At least ten days prior to the sale, transfer, conversion, or merger of at least thirty percent of the assets of a nonprofit corporation, the corporation shall give written notice to the attorney general. The following information shall, within sixty days of such sale, transfer, or merger, be submitted to the secretary of state:
(1) Name and address of the parties involved in the sale, transfer, conversion, or merger;
(2) Terms and conditions of the sale, transfer, conversion, or merger;
(3) Dollar value of the assets being sold, transferred, converted, or merged, including an account of how the value was determined; and
(4) An explanation of how the sale, transfer, conversion, or merger furthers the purpose of the nonprofit corporation.
The information shall be submitted on forms provided by the secretary of state.
Source: SL 1997, ch 260, § 1; SL 2016, ch 221, § 13.
47-24-18. Definitions.
Terms as used in §§ 47-24-19 and 47-24-20 mean:
(1) "Nonprofit corporation," as defined in § 47-22-1;
(2) "Charitable trust," as defined in section 4947(a)(1) of the United States Internal Revenue Code as amended and in effect on January 1, 2021.
Source: SL 2021, ch 196, § 1.
47-24-19. Protection--Nonprofit corporations--Charitable trusts.
An executive branch agency, bureau, department, division, board, commission, officer, or official may not require any annual filing or reporting of a nonprofit corporation or charitable trust that is more stringent, restrictive, or expansive than that required by state or federal law.
Source: SL 2021, ch 196, § 2.
47-24-20. Exceptions.
The provisions in § 47-24-19 do not apply to:
(1) Any information required to determine eligibility for or compliance with a state grant or contract; or
(2) Any information required for, or obtained in the course of, a state fraud investigation or an enforcement action by the state.
Any information obtained shall be confidential and its disclosure is restricted as provided by law.
Source: SL 2021, ch 196, § 3.
47-24-21. Personal affiliation information--Definitions.
Terms used in §§ 47-24-21 to 47-24-26, inclusive, mean:
(1) "Personal affiliation information," any list, record, register, registry, roll, roster, or other compilation of data of any kind that directly or indirectly identifies a natural person as a member, supporter, volunteer, or donor of financial or nonfinancial support to any nonprofit corporation; and
(2) "Public agency," any state or local governmental unit in this state, including any department, agency, office, commission, board, division, county, municipality, township, school district, court, or other judicial or quasi-judicial body.
Source: SL 2021, ch 197, § 1.
47-24-22. Personal affiliation information--Right to privacy--Public agencies--Prohibitions.

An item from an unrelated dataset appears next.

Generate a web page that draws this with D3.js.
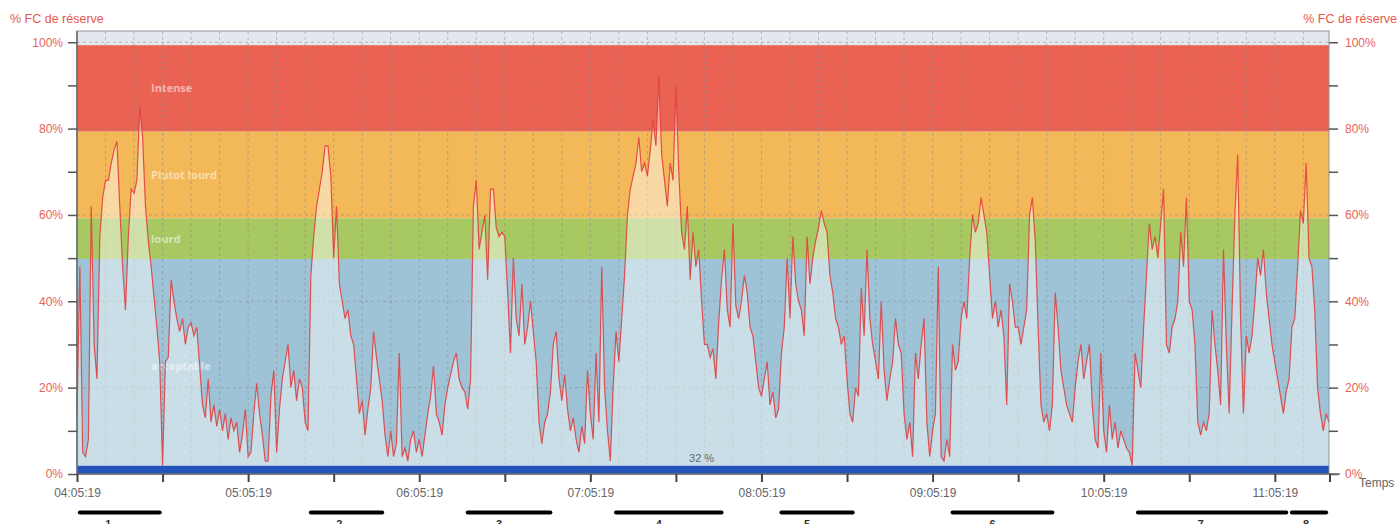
<!DOCTYPE html>
<html>
<head>
<meta charset="utf-8">
<script src="https://cdn.jsdelivr.net/npm/d3@7"></script>
<style>
    body { margin: 0; background: #fff; }
    #chart-area { width: 1398px; height: 524px; }
    text { font-family: "Liberation Sans", Arial, sans-serif; }
</style>
</head>
<body>
<div id="chart-area"></div>
<script>

// minutes since 04:05:19, one reading per minute (% FC de réserve)
let hrValues = [
    14, 48, 5, 4, 8, 62, 30, 22, 55, 64, 68,
    68, 72, 75, 77, 62, 48, 38, 55, 66, 65,
    68, 85, 78, 62, 54, 48, 41, 34, 26, 2,
    26, 27, 45, 40, 36, 33, 36, 30, 34, 35,
    32, 34, 25, 16, 13, 22, 12, 16, 11, 15,
    10, 14, 8, 13, 10, 12, 5, 9, 15, 4,
    5, 14, 21, 14, 9, 3, 3, 18, 24, 5,
    15, 22, 26, 30, 20, 24, 17, 22, 20, 12,
    10, 46, 55, 62, 66, 70, 76, 76, 69, 50,
    62, 44, 40, 36, 38, 32, 30, 22, 14, 17,
    9, 15, 20, 33, 27, 22, 17, 9, 4, 10,
    4, 7, 28, 4, 6, 3, 8, 10, 5, 8,
    4, 9, 14, 18, 25, 14, 12, 9, 16, 20,
    23, 26, 28, 22, 20, 19, 15, 22, 62, 68,
    52, 56, 60, 45, 66, 66, 57, 55, 56, 55,
    42, 28, 50, 36, 32, 44, 30, 34, 40, 33,
    26, 12, 7, 12, 14, 19, 30, 33, 22, 17,
    23, 15, 10, 13, 8, 5, 11, 7, 24, 14,
    8, 28, 12, 48, 20, 10, 3, 20, 33, 26,
    36, 46, 60, 66, 69, 72, 78, 70, 72, 69,
    75, 82, 76, 92, 74, 68, 62, 72, 68, 90,
    70, 56, 52, 62, 45, 56, 48, 52, 40, 30,
    30, 27, 29, 22, 35, 45, 52, 38, 34, 58,
    39, 36, 40, 46, 42, 34, 32, 26, 20, 18,
    22, 26, 16, 19, 13, 15, 28, 34, 50, 36,
    55, 44, 40, 38, 32, 55, 44, 50, 54, 57,
    61, 58, 56, 46, 42, 36, 34, 30, 32, 22,
    14, 12, 20, 18, 43, 32, 52, 36, 30, 26,
    22, 40, 24, 17, 22, 26, 36, 30, 28, 14,
    8, 12, 4, 28, 22, 30, 36, 12, 4, 10,
    14, 48, 4, 3, 8, 4, 30, 24, 26, 36,
    40, 36, 50, 60, 56, 58, 64, 60, 56, 46,
    36, 40, 34, 38, 32, 16, 44, 40, 34, 34,
    30, 34, 38, 60, 64, 54, 34, 16, 12, 14,
    10, 16, 42, 34, 24, 20, 16, 14, 12, 20,
    26, 30, 22, 26, 30, 16, 8, 6, 28, 10,
    5, 16, 8, 12, 6, 10, 8, 6, 5, 2,
    28, 24, 20, 34, 46, 58, 52, 55, 50, 58,
    66, 30, 28, 34, 36, 40, 56, 48, 64, 40,
    38, 30, 12, 9, 12, 10, 14, 38, 30, 24,
    16, 52, 30, 14, 38, 60, 74, 36, 14, 32,
    28, 32, 40, 50, 46, 52, 42, 36, 30, 26,
    22, 18, 14, 19, 22, 34, 36, 48, 61, 58,
    72, 50, 48, 38, 20, 14, 10, 14, 12
];

// intensity zones
let zoneNames = ['Intense', 'Plutot lourd', 'lourd', 'acceptable'];
let zoneLow = [79.3, 59.2, 49.8, 0];
let zoneHigh = [99.3, 79.3, 59.2, 49.8];

// work periods (minutes since start)
let segNames = ['1', '2', '3', '4', '5', '6', '7', '8'];
let segStart = [1, 82, 137, 189, 247, 307, 372, 426];
let segEnd = [29, 107, 166, 226, 272, 342, 424, 438];
let segLabelAt = [11.6, 92.6, 148.8, 204.2, 256.5, 321.4, 394.8, 431.6];

let totalMinutes = 439;
let baseBand = 1.9;
let summaryText = '32 %';
let yTicks = [0, 10, 20, 30, 40, 50, 60, 70, 80, 90, 100];


class HrChart {

    constructor(parentElement) {
        this.parentElement = parentElement;
        this.initVis();
    }

    initVis() {
        let vis = this;

        vis.width = 1398;
        vis.height = 524;
        vis.plot = {left: 77, right: 1329, top: 31, bottom: 474};

        vis.svg = d3.select("#" + vis.parentElement).append("svg")
            .attr("width", vis.width)
            .attr("height", vis.height);

        vis.start = new Date(2019, 0, 1, 4, 5, 19);

        vis.x = d3.scaleTime()
            .domain([vis.start, d3.timeMinute.offset(vis.start, totalMinutes)])
            .range([vis.plot.left, vis.plot.right]);

        vis.y = d3.scaleLinear()
            .domain([0, 102.6])
            .range([vis.plot.bottom, vis.plot.top]);

        vis.colors = {
            'Intense': '#ea6252',
            'Plutot lourd': '#f3b858',
            'lourd': '#a8c961',
            'acceptable': '#9fc3d6'
        };

        vis.wrangleData();
    }

    wrangleData() {
        let vis = this;

        vis.hr = hrValues.map((v, i) => ({time: d3.timeMinute.offset(vis.start, i), value: v}));
        vis.zones = zoneNames.map((n, i) => ({name: n, lo: zoneLow[i], hi: zoneHigh[i]}));
        vis.segs = segNames.map((n, i) => ({
            name: n,
            start: d3.timeMinute.offset(vis.start, segStart[i]),
            end: d3.timeMinute.offset(vis.start, segEnd[i]),
            label: d3.timeMinute.offset(vis.start, segLabelAt[i])
        }));

        vis.updateVis();
    }

    updateVis() {
        let vis = this;
        let p = vis.plot;

        // plot background
        vis.svg.append('rect')
            .attr('x', p.left).attr('y', p.top)
            .attr('width', p.right - p.left).attr('height', p.bottom - p.top)
            .attr('fill', '#e3e8ee');

        // zones
        vis.svg.selectAll('.zone')
            .data(vis.zones)
            .enter().append('rect')
            .attr('class', 'zone')
            .attr('x', p.left)
            .attr('width', p.right - p.left)
            .attr('y', d => vis.y(d.hi))
            .attr('height', d => vis.y(d.lo) - vis.y(d.hi))
            .attr('fill', d => vis.colors[d.name]);

        vis.svg.selectAll('.zone-label')
            .data(vis.zones)
            .enter().append('text')
            .attr('class', 'zone-label')
            .attr('x', p.left + 74)
            .attr('y', d => vis.y((d.lo + d.hi) / 2) + 4)
            .text(d => d.name)
            .style('font-family', '"Open Sans", sans-serif')
            .style('font-weight', 700)
            .style('font-size', '11px')
            .attr('fill', '#fff')
            .attr('fill-opacity', 0.55);

        // grid
        let gridTimes = d3.range(10, totalMinutes, 10).map(m => d3.timeMinute.offset(vis.start, m));
        vis.svg.selectAll('.vgrid')
            .data(gridTimes)
            .enter().append('line')
            .attr('class', 'vgrid')
            .attr('x1', d => vis.x(d)).attr('x2', d => vis.x(d))
            .attr('y1', p.top).attr('y2', p.bottom)
            .attr('stroke', '#8a8a8a').attr('stroke-opacity', 0.55)
            .attr('stroke-dasharray', '3,3');

        vis.svg.selectAll('.hgrid')
            .data([20, 40, 60, 80, 100])
            .enter().append('line')
            .attr('class', 'hgrid')
            .attr('x1', p.left).attr('x2', p.right)
            .attr('y1', d => vis.y(d)).attr('y2', d => vis.y(d))
            .attr('stroke', '#8a8a8a').attr('stroke-opacity', 0.55)
            .attr('stroke-dasharray', '3,3');

        // heart rate area + line
        let area = d3.area()
            .x(d => vis.x(d.time))
            .y0(vis.y(0))
            .y1(d => vis.y(d.value));

        let line = d3.line()
            .x(d => vis.x(d.time))
            .y(d => vis.y(d.value));

        vis.svg.append('path')
            .datum(vis.hr)
            .attr('d', area)
            .attr('fill', '#fff')
            .attr('fill-opacity', 0.45);

        vis.svg.append('path')
            .datum(vis.hr)
            .attr('d', line)
            .attr('fill', 'none')
            .attr('stroke', '#e03a3a')
            .attr('stroke-width', 1.2)
            .attr('stroke-opacity', 0.85);

        // bottom band
        vis.svg.append('rect')
            .attr('x', p.left).attr('width', p.right - p.left)
            .attr('y', vis.y(baseBand)).attr('height', vis.y(0) - vis.y(baseBand))
            .attr('fill', '#2354bc');

        vis.svg.append('text')
            .attr('x', vis.x(d3.timeMinute.offset(vis.start, totalMinutes / 2)))
            .attr('y', vis.y(baseBand) - 4)
            .attr('text-anchor', 'middle')
            .style('font-size', '11px')
            .attr('fill', '#666')
            .text(summaryText);

        // frame
        vis.svg.append('rect')
            .attr('x', p.left).attr('y', p.top)
            .attr('width', p.right - p.left).attr('height', p.bottom - p.top)
            .attr('fill', 'none')
            .attr('stroke', '#8d949b').attr('stroke-width', 1);
        vis.svg.append('line')
            .attr('x1', p.left).attr('x2', p.left)
            .attr('y1', p.top).attr('y2', p.bottom)
            .attr('stroke', '#666').attr('stroke-width', 1.5);

        // axes
        let yFmt = d => d % 20 === 0 ? d + '%' : '';

        let yLeft = vis.svg.append('g')
            .attr('transform', `translate(${p.left}, 0)`)
            .call(d3.axisLeft(vis.y).tickValues(yTicks).tickSize(9).tickPadding(5).tickFormat(yFmt));

        let yRight = vis.svg.append('g')
            .attr('transform', `translate(${p.right}, 0)`)
            .call(d3.axisRight(vis.y).tickValues(yTicks).tickSize(9).tickPadding(7).tickFormat(yFmt));

        [yLeft, yRight].forEach(g => {
            g.select('.domain').remove();
            g.selectAll('line').attr('stroke', '#555').attr('stroke-width', 1.5);
            g.selectAll('text')
                .style('font-family', '"Liberation Sans", Arial, sans-serif')
                .style('font-size', '12px')
                .attr('fill', '#e8625c');
        });

        let xTickVals = d3.range(0, totalMinutes, 30).map(m => d3.timeMinute.offset(vis.start, m));
        let xAxis = vis.svg.append('g')
            .attr('transform', `translate(0, ${p.bottom})`)
            .call(d3.axisBottom(vis.x)
                .tickValues(xTickVals)
                .tickSize(8)
                .tickSizeOuter(0)
                .tickPadding(6)
                .tickFormat((d, i) => i % 2 === 0 ? d3.timeFormat('%H:%M:%S')(d) : ''));

        xAxis.select('.domain').attr('stroke', '#666').attr('stroke-width', 1.5)
            .attr('d', `M${p.left},0H${p.right + 11}`);
        xAxis.selectAll('line').attr('stroke', '#444').attr('stroke-width', 2);
        xAxis.selectAll('text')
            .style('font-family', '"Liberation Sans", Arial, sans-serif')
            .style('font-size', '12px')
            .attr('fill', '#666');

        // end tick of the time axis
        vis.svg.append('line')
            .attr('x1', p.right + 1).attr('x2', p.right + 1)
            .attr('y1', p.bottom).attr('y2', p.bottom + 8)
            .attr('stroke', '#444').attr('stroke-width', 2);

        // axis titles
        vis.svg.append('text')
            .attr('x', 10).attr('y', 23)
            .style('font-size', '12.5px')
            .attr('fill', '#e8574f')
            .text('% FC de réserve');

        vis.svg.append('text')
            .attr('x', 1397).attr('y', 23)
            .attr('text-anchor', 'end')
            .style('font-size', '12.5px')
            .attr('fill', '#e8574f')
            .text('% FC de réserve');

        vis.svg.append('text')
            .attr('x', 1359).attr('y', 487)
            .style('font-size', '12px')
            .attr('fill', '#666')
            .text('Temps');

        // work periods
        vis.svg.selectAll('.seg')
            .data(vis.segs)
            .enter().append('line')
            .attr('class', 'seg')
            .attr('x1', d => vis.x(d.start))
            .attr('x2', d => vis.x(d.end))
            .attr('y1', 512.5).attr('y2', 512.5)
            .attr('stroke', '#000')
            .attr('stroke-width', 4)
            .attr('stroke-linecap', 'round');

        vis.svg.selectAll('.seg-label')
            .data(vis.segs)
            .enter().append('text')
            .attr('class', 'seg-label')
            .attr('x', d => vis.x(d.label))
            .attr('y', 528)
            .attr('text-anchor', 'middle')
            .style('font-size', '11px')
            .style('font-weight', 700)
            .attr('fill', '#333')
            .text(d => d.name);
    }
}

let hrChart = new HrChart('chart-area');

</script>
</body>
</html>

Any natural person who supports a nonprofit corporation has a right to personal privacy and confidentiality regarding the release of personal affiliation information by a public agency. A public agency may not:
(1) Require any natural person or nonprofit corporation to provide the public agency with personal affiliation information or otherwise compel the release of personal affiliation information;
(2) Release, publicize, or otherwise publicly disclose personal affiliation information in the public agency's possession; or
(3) Request or require a current or prospective contractor or grantee with the public agency to provide the public agency with a list of nonprofit corporations to which it has provided financial or nonfinancial support.

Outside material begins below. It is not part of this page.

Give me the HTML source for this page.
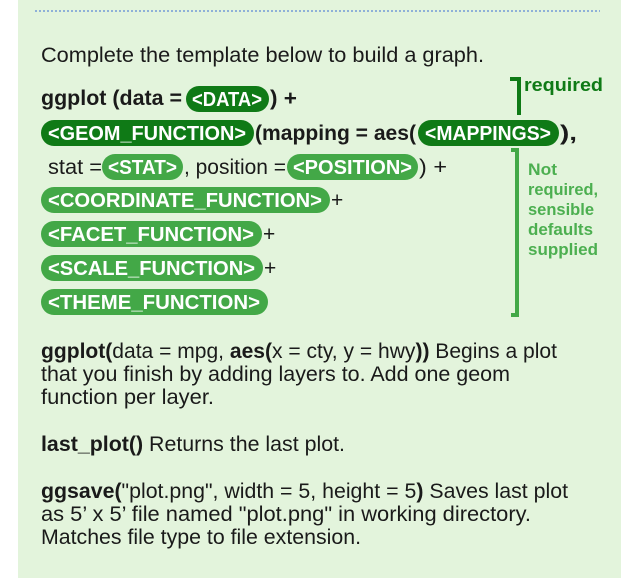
<!DOCTYPE html>
<html><head><meta charset="utf-8"><style>
html,body{margin:0;padding:0;background:#fff;}
svg{display:block;font-family:"Liberation Sans",sans-serif;}
.t{font-size:21px;fill:#1a1a1a;}
.b{font-weight:bold;}
.p{font-size:20px;font-weight:bold;fill:#fff;}
</style></head><body>
<svg width="632" height="588" viewBox="0 0 632 588" xmlns="http://www.w3.org/2000/svg">
<rect x="18" y="0" width="603" height="578" fill="#e3f4dc"/>
<line x1="35" y1="11" x2="600" y2="11" stroke="#8fb0d8" stroke-width="2" stroke-dasharray="2,2"/>
<text class="t" x="41" y="62" textLength="443" lengthAdjust="spacingAndGlyphs">Complete the template below to build a graph.</text>

<text class="t b" x="41" y="105" textLength="141" lengthAdjust="spacingAndGlyphs">ggplot (data =</text>
<rect x="186" y="86" width="83" height="26" rx="13" fill="#0f7a16"/>
<text class="p" x="192" y="106" textLength="70" lengthAdjust="spacingAndGlyphs">&lt;DATA&gt;</text>
<text class="t b" x="270" y="105" textLength="27" lengthAdjust="spacingAndGlyphs">) +</text>

<rect x="41" y="120" width="213" height="26" rx="13" fill="#0f7a16"/>
<text class="p" x="48" y="140" textLength="198" lengthAdjust="spacingAndGlyphs">&lt;GEOM_FUNCTION&gt;</text>
<text class="t b" x="255" y="140" textLength="161" lengthAdjust="spacingAndGlyphs">(mapping = aes(</text>
<rect x="418" y="120" width="141" height="26" rx="13" fill="#0f7a16"/>
<text class="p" x="425" y="140" textLength="126" lengthAdjust="spacingAndGlyphs">&lt;MAPPINGS&gt;</text>
<text class="t b" x="560" y="140" textLength="17" lengthAdjust="spacingAndGlyphs">),</text>

<text class="t" x="48" y="174" textLength="54" lengthAdjust="spacingAndGlyphs">stat =</text>
<rect x="102" y="154" width="81" height="26" rx="13" fill="#43a847"/>
<text class="p" x="108" y="174" textLength="69" lengthAdjust="spacingAndGlyphs">&lt;STAT&gt;</text>
<text class="t" x="184" y="174" textLength="102" lengthAdjust="spacingAndGlyphs">, position =</text>
<rect x="287" y="154" width="131" height="26" rx="13" fill="#43a847"/>
<text class="p" x="293" y="174" textLength="119" lengthAdjust="spacingAndGlyphs">&lt;POSITION&gt;</text>
<text class="t" x="419" y="174" textLength="28" lengthAdjust="spacingAndGlyphs">) +</text>

<rect x="41" y="187" width="289" height="26" rx="13" fill="#43a847"/>
<text class="p" x="48" y="207" textLength="274" lengthAdjust="spacingAndGlyphs">&lt;COORDINATE_FUNCTION&gt;</text>
<text class="t" x="331" y="207">+</text>
<rect x="41" y="221" width="221" height="26" rx="13" fill="#43a847"/>
<text class="p" x="48" y="241" textLength="206" lengthAdjust="spacingAndGlyphs">&lt;FACET_FUNCTION&gt;</text>
<text class="t" x="263" y="241">+</text>
<rect x="41" y="255" width="222" height="26" rx="13" fill="#43a847"/>
<text class="p" x="48" y="275" textLength="207" lengthAdjust="spacingAndGlyphs">&lt;SCALE_FUNCTION&gt;</text>
<text class="t" x="264" y="275">+</text>
<rect x="41" y="289" width="227" height="26" rx="13" fill="#43a847"/>
<text class="p" x="48" y="309" textLength="212" lengthAdjust="spacingAndGlyphs">&lt;THEME_FUNCTION&gt;</text>

<path d="M510 79 H519 V115" fill="none" stroke="#0f7a16" stroke-width="4"/>
<text x="524" y="91" font-size="18" font-weight="bold" fill="#0f7a16" textLength="79" lengthAdjust="spacingAndGlyphs">required</text>
<path d="M511 150 H517 V315 H511" fill="none" stroke="#43a847" stroke-width="4"/>
<g font-size="17" font-weight="bold" fill="#4caf50">
<text x="528" y="175" textLength="29" lengthAdjust="spacingAndGlyphs">Not</text>
<text x="528" y="195" textLength="70" lengthAdjust="spacingAndGlyphs">required,</text>
<text x="528" y="215" textLength="66" lengthAdjust="spacingAndGlyphs">sensible</text>
<text x="528" y="235" textLength="65" lengthAdjust="spacingAndGlyphs">defaults</text>
<text x="528" y="255" textLength="70" lengthAdjust="spacingAndGlyphs">supplied</text>
</g>

<text class="t" x="41" y="358" textLength="516" lengthAdjust="spacingAndGlyphs"><tspan class="b">ggplot(</tspan>data = mpg, <tspan class="b">aes(</tspan>x = cty, y = hwy<tspan class="b">))</tspan> Begins a plot</text>
<text class="t" x="41" y="381" textLength="469" lengthAdjust="spacingAndGlyphs">that you finish by adding layers to. Add one geom</text>
<text class="t" x="41" y="404" textLength="173" lengthAdjust="spacingAndGlyphs">function per layer.</text>
<text class="t" x="41" y="451" textLength="304" lengthAdjust="spacingAndGlyphs"><tspan class="b">last_plot()</tspan> Returns the last plot.</text>
<text class="t" x="41" y="498" textLength="527" lengthAdjust="spacingAndGlyphs"><tspan class="b">ggsave(</tspan>"plot.png", width = 5, height = 5<tspan class="b">)</tspan> Saves last plot</text>
<text class="t" x="41" y="521" textLength="490" lengthAdjust="spacingAndGlyphs">as 5’ x 5’ file named "plot.png" in working directory.</text>
<text class="t" x="41" y="544" textLength="320" lengthAdjust="spacingAndGlyphs">Matches file type to file extension.</text>
</svg>
</body></html>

Source: SL 2021, ch 197, § 2.
47-24-23. Personal affiliation information--Privacy violation--Civil action.
A natural person alleging a violation of § 47-24-22 may bring a civil action for appropriate injunctive relief, actual damages, or both.
In an action brought under this section, a court may award all or a portion of the costs of litigation, including reasonable attorney fees and witness fees, to the complainant in the action if the court determines that the award is appropriate.

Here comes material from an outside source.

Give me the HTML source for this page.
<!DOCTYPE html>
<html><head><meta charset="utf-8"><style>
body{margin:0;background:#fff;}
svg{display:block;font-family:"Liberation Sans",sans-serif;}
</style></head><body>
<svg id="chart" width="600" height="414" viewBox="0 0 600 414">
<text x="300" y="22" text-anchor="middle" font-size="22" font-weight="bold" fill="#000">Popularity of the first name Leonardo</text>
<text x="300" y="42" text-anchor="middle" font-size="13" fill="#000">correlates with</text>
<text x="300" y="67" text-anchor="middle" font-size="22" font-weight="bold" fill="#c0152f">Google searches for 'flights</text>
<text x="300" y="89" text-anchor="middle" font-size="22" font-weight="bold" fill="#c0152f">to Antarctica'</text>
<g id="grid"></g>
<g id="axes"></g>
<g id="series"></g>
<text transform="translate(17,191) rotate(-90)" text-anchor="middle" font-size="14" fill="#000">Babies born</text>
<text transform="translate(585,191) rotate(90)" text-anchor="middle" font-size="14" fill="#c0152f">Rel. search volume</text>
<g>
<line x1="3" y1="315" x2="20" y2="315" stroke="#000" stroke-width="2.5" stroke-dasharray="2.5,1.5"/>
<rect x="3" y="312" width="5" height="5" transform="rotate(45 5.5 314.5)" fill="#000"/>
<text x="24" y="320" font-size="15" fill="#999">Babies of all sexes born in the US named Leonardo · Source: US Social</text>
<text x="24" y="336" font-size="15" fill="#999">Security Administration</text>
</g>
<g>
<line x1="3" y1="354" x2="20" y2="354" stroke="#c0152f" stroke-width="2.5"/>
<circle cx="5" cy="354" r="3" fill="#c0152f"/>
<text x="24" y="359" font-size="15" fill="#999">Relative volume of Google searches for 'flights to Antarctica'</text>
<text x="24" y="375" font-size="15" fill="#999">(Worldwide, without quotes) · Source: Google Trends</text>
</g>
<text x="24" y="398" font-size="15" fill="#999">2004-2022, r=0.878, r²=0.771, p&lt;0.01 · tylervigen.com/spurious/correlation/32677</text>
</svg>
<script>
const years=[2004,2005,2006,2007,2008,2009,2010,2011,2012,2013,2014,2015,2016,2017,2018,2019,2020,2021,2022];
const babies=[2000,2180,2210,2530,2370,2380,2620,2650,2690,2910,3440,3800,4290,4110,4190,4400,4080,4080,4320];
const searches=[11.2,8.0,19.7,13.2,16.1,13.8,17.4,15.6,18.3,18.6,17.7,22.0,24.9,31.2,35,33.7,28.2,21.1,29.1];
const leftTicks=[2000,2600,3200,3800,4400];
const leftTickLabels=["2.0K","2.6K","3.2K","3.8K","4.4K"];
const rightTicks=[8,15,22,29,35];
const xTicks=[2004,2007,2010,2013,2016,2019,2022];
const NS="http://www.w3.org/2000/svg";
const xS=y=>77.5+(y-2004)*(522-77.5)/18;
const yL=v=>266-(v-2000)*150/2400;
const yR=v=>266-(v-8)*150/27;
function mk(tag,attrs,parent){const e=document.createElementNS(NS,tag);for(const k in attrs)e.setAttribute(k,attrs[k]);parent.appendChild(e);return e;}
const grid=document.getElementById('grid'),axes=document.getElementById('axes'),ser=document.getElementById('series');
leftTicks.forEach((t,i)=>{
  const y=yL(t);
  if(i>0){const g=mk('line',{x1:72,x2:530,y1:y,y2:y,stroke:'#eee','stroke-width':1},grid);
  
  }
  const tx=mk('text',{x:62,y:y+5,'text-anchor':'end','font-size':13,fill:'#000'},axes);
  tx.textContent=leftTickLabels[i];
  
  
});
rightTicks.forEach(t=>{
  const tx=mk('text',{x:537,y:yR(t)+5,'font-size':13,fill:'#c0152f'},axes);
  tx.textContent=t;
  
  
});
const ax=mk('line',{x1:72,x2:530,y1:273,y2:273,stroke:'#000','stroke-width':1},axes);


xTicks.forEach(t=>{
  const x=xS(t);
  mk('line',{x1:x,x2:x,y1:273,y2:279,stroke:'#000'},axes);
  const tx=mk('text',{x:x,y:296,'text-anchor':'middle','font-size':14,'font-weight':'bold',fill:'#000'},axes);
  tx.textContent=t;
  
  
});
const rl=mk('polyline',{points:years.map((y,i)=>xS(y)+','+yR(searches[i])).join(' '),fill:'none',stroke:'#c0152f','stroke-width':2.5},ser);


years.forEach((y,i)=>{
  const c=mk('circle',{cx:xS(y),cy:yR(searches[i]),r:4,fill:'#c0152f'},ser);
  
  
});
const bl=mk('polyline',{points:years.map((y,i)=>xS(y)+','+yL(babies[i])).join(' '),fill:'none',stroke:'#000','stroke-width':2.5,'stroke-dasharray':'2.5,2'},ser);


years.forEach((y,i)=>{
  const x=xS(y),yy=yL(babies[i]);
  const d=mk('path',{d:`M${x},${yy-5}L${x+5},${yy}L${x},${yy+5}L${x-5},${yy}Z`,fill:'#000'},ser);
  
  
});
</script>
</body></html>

Source: SL 2021, ch 197, § 3.
47-24-24. Personal affiliation information--Exemptions.
The provisions of §§ 47-24-21 to 47-24-23, inclusive, do not apply to:
(1) Any report or disclosure required by state law to be filed with the secretary of state;
(2) Any official record or minutes required by law to be maintained by a public agency if the personal affiliation information was voluntarily disclosed by the donor;
(3) Any lawful warrant for personal affiliation information issued by a court of competent jurisdiction;
(4) A lawful request for discovery of personal affiliation information in litigation if the following conditions are met:
(a) The requestor demonstrates a compelling need for the personal affiliation information by clear and convincing evidence; and
(b) The requestor obtains a protective order barring disclosure of personal affiliation information to any person not named in the litigation;
(5) Admission of personal affiliation information as relevant evidence before a court of competent jurisdiction. However, no court filing may publicly reveal personal affiliation information absent a specific finding of good cause;
(6) A review of personal affiliation information necessary for a sales or use tax audit of a nonprofit corporation by the Department of Revenue; or
(7) A review of personal affiliation information necessary for purposes of an audit, examination, or investigation of a nonprofit corporation pursuant to chapter 4-11.
Source: SL 2021, ch 197, § 4.
47-24-25. Personal affiliation information--Public benefit.
Personal affiliation information derived from a donation to a nonprofit corporation that is affiliated with a public agency may be disclosed if the donor has not previously requested anonymity from the nonprofit corporation.
Source: SL 2021, ch 197, § 5.
47-24-26. Personal affiliation information--Fraud investigation.
The provisions of § 47-24-22 do not apply to any information required for, or obtained in the course of, a state fraud investigation or an enforcement action by the state. Any information obtained shall be confidential, and its disclosure is restricted as provided by law.